Nintendo management is definitely trying, but their few successes are also mixed with significant failures. These growth efforts have largely failed to take root for shareholders.
Would I Invest?
Am I being too harsh on Nintendo? Honestly, I don’t think I am. I believe the recent drop in share prices is largely deserved.
Yes, they have a hit on their hands right now, but investors have perhaps come to realize that Nintendo is not a growth company and doesn’t deserve to be priced like one. Eventually sales of the latest switch console will slow down and earnings will normalize back to that $1 per share range.
That said, Nintendo is still a good company… just not one I would invest in at 33 times earnings.
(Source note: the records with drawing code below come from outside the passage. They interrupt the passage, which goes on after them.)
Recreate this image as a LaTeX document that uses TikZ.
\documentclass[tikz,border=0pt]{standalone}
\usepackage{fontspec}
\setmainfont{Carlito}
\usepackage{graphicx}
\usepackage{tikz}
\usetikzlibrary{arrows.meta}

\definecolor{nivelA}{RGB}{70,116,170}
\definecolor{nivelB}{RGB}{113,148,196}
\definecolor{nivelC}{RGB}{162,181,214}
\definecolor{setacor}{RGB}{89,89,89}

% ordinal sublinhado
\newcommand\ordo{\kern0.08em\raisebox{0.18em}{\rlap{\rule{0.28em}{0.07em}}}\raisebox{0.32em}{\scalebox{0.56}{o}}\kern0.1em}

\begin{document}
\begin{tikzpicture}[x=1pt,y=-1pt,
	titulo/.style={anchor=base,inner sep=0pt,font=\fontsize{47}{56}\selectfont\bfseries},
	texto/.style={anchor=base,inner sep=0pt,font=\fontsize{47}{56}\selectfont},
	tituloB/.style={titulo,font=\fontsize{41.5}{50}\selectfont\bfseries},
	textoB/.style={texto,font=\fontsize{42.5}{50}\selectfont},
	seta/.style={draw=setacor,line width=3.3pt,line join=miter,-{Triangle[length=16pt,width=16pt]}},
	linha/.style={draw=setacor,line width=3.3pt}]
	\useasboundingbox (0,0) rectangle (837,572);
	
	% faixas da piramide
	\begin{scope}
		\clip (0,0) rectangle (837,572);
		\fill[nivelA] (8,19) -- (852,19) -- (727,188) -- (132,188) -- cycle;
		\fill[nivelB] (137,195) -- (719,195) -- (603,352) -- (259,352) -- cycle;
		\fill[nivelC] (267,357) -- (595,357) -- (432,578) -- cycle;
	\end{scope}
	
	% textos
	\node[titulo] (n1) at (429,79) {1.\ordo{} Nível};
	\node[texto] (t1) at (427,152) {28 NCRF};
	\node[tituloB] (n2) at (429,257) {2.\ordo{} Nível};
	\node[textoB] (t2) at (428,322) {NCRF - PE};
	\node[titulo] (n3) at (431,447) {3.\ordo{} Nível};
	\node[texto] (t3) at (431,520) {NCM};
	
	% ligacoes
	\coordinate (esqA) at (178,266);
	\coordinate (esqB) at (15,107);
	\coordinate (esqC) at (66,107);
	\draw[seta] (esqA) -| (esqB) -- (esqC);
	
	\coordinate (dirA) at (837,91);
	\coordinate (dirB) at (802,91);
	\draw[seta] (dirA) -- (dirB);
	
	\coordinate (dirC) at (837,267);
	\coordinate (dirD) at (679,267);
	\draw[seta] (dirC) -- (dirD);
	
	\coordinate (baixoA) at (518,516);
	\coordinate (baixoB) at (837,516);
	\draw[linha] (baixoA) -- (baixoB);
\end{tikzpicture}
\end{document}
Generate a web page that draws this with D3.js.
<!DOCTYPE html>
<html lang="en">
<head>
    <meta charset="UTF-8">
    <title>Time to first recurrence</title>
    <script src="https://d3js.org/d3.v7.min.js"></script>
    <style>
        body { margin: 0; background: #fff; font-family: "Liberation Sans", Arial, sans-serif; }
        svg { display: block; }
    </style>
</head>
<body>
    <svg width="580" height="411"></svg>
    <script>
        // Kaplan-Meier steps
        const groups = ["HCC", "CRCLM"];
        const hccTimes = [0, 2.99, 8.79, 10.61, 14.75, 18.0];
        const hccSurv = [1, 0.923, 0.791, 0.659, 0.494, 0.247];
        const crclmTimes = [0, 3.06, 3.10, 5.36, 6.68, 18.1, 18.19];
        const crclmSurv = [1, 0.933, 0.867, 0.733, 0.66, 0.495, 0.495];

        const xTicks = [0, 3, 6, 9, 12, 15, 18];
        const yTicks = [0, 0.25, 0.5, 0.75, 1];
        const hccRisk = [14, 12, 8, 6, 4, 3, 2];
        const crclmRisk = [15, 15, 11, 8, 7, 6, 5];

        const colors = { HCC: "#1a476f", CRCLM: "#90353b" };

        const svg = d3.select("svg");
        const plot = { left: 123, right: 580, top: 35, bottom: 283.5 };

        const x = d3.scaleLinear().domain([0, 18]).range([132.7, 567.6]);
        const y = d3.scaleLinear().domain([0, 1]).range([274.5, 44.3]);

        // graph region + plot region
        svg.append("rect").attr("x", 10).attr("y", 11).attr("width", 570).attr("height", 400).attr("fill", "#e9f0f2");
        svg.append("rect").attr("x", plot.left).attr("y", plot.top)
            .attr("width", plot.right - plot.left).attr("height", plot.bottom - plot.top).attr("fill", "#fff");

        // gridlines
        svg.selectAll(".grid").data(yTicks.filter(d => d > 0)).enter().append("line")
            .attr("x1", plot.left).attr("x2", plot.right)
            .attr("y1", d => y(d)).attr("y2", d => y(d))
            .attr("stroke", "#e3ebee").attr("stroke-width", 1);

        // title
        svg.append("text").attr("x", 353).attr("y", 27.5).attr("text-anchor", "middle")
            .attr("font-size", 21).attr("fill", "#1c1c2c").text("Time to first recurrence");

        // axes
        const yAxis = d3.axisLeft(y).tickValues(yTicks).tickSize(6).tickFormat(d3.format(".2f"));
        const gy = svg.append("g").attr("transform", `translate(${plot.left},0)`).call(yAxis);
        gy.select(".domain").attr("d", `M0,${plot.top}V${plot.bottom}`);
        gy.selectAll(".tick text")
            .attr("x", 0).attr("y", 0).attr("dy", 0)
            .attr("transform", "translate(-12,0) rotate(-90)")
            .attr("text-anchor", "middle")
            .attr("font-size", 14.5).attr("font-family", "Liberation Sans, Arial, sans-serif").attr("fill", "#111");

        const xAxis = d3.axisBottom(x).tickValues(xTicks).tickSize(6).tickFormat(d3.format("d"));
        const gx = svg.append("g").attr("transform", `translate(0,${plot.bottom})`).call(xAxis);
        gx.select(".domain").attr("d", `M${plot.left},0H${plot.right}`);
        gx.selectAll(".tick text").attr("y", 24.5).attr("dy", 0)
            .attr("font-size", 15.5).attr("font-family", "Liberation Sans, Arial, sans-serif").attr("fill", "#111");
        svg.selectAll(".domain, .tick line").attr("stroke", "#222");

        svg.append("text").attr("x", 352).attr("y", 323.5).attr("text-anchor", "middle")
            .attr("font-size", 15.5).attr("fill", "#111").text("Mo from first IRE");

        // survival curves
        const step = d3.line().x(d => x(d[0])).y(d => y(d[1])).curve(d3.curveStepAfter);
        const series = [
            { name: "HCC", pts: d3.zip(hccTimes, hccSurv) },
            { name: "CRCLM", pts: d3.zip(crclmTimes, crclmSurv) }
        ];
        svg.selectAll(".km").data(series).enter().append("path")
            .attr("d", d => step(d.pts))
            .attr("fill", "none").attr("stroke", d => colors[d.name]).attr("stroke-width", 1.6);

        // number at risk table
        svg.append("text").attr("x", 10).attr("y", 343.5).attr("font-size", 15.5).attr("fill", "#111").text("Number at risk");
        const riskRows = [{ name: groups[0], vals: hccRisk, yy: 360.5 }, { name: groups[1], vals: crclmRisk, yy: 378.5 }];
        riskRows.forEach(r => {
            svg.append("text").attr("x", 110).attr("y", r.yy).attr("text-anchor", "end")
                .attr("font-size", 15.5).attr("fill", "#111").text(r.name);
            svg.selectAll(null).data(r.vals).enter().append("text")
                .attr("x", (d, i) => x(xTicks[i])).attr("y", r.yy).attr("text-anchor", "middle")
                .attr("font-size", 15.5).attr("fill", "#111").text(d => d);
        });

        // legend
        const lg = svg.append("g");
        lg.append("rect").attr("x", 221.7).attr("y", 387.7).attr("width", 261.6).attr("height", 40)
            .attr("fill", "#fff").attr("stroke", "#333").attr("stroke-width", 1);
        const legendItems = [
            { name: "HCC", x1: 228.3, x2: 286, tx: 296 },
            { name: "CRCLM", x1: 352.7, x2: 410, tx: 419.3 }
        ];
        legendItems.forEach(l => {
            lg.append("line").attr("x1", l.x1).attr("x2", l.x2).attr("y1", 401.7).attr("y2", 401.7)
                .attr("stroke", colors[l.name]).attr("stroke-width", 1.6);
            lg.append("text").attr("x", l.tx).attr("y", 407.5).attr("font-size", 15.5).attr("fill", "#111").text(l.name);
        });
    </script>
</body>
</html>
After all, there’s no rule that says a company is required to grow.
No growth would be fine if the Company actually did something with all that cash — like buying back shares or paying a larger dividend. Shareholders would benefit in that case.
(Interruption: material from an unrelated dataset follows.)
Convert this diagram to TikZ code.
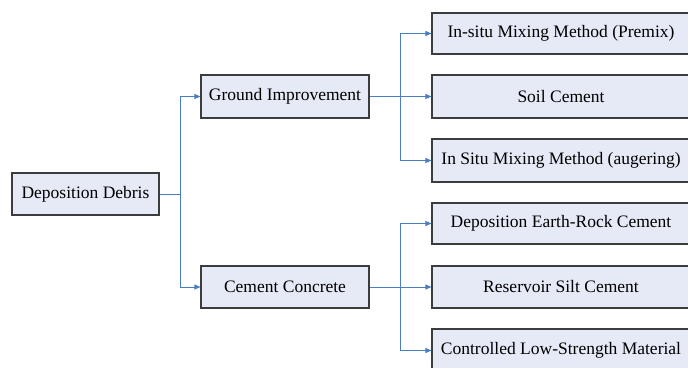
\documentclass[tikz,border=0pt]{standalone}
\usepackage{fontspec}
\setmainfont{Liberation Serif}
\usetikzlibrary{arrows.meta}
\definecolor{boxfill}{HTML}{E6EAF6}
\definecolor{boxline}{HTML}{3C3C3C}
\definecolor{connc}{HTML}{4A7EC0}
\begin{document}
\begin{tikzpicture}[x=1pt,y=-1pt,
  box/.style={draw=boxline, line width=1.1pt, fill=boxfill, inner sep=0pt,
    font=\fontsize{17.5}{20}\selectfont},
  conn/.style={draw=connc, line width=0.9pt},
  arr/.style={conn, -{Triangle[length=6pt,width=5pt]}}]
\useasboundingbox (0,0) rectangle (688,367);
\clip (0,0) rectangle (688,367);
\node[box, minimum width=147pt, minimum height=42pt] (dd) at (85.5,194) {Deposition Debris};
\node[box, minimum width=168pt, minimum height=43pt] (gi) at (285,96.5) {Ground Improvement};
\node[box, minimum width=168pt, minimum height=42pt] (cc) at (285,287) {Cement Concrete};
\node[box, minimum width=258pt, minimum height=41pt] (r1) at (561,33.5) {In-situ Mixing Method (Premix)};
\node[box, minimum width=258pt, minimum height=43pt] (r2) at (561,96.5) {Soil Cement};
\node[box, minimum width=258pt, minimum height=43pt] (r3) at (561,160.5) {In Situ Mixing Method (augering)};
\node[box, minimum width=258pt, minimum height=41pt] (r4) at (561,223.5) {Deposition Earth-Rock Cement};
\node[box, minimum width=258pt, minimum height=42pt] (r5) at (561,287) {Reservoir Silt Cement};
\node[box, minimum width=258pt, minimum height=43pt] (r6) at (561,350.5) {Controlled Low-Strength Material};
\coordinate (j1) at (180,194);
\coordinate (j2) at (400,96.5);
\coordinate (j3) at (400,287);
\draw[conn] (dd.east) -- (j1);
\draw[arr] (j1) |- (gi.west);
\draw[arr] (j1) |- (cc.west);
\draw[conn, line width=1.3pt] (gi.east) -- (j2);
\draw[arr] (j2) |- (r1.west);
\draw[arr] (j2) -- (r2.west);
\draw[arr] (j2) |- (r3.west);
\draw[conn] (cc.east) -- (j3);
\draw[arr] (j3) |- (r4.west);
\draw[arr] (j3) -- (r5.west);
\draw[arr] (j3) |- (r6.west);
\end{tikzpicture}
\end{document}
Instead, the cash pile just sits there earning almost nothing.
In my opinion, Nintendo should be the equivalent of Disney in the video game space. Disney is a great example of media company that’s been able to profitably reinvest and grow earnings. Like Nintendo, Disney has had hits and misses over the years. But unlike Nintendo, Disney was largely able to compound retained earnings for shareholders.
They’ve invested into live action movies, theme parks, television networks, and of course buying up the IP and characters of Pixar, Marvel, and Star Wars. Today, Disney is a media powerhouse with earnings exceeding $10 billion per year.
What’s stopping Nintendo from do something similar? Largely, I think it’s their inability to allocate capital well. Until that changes, I don’t see any reason why Nintendo’s regular boom-bust cycle won’t continue to repeat.
What do you think — Is Nintendo a good investment?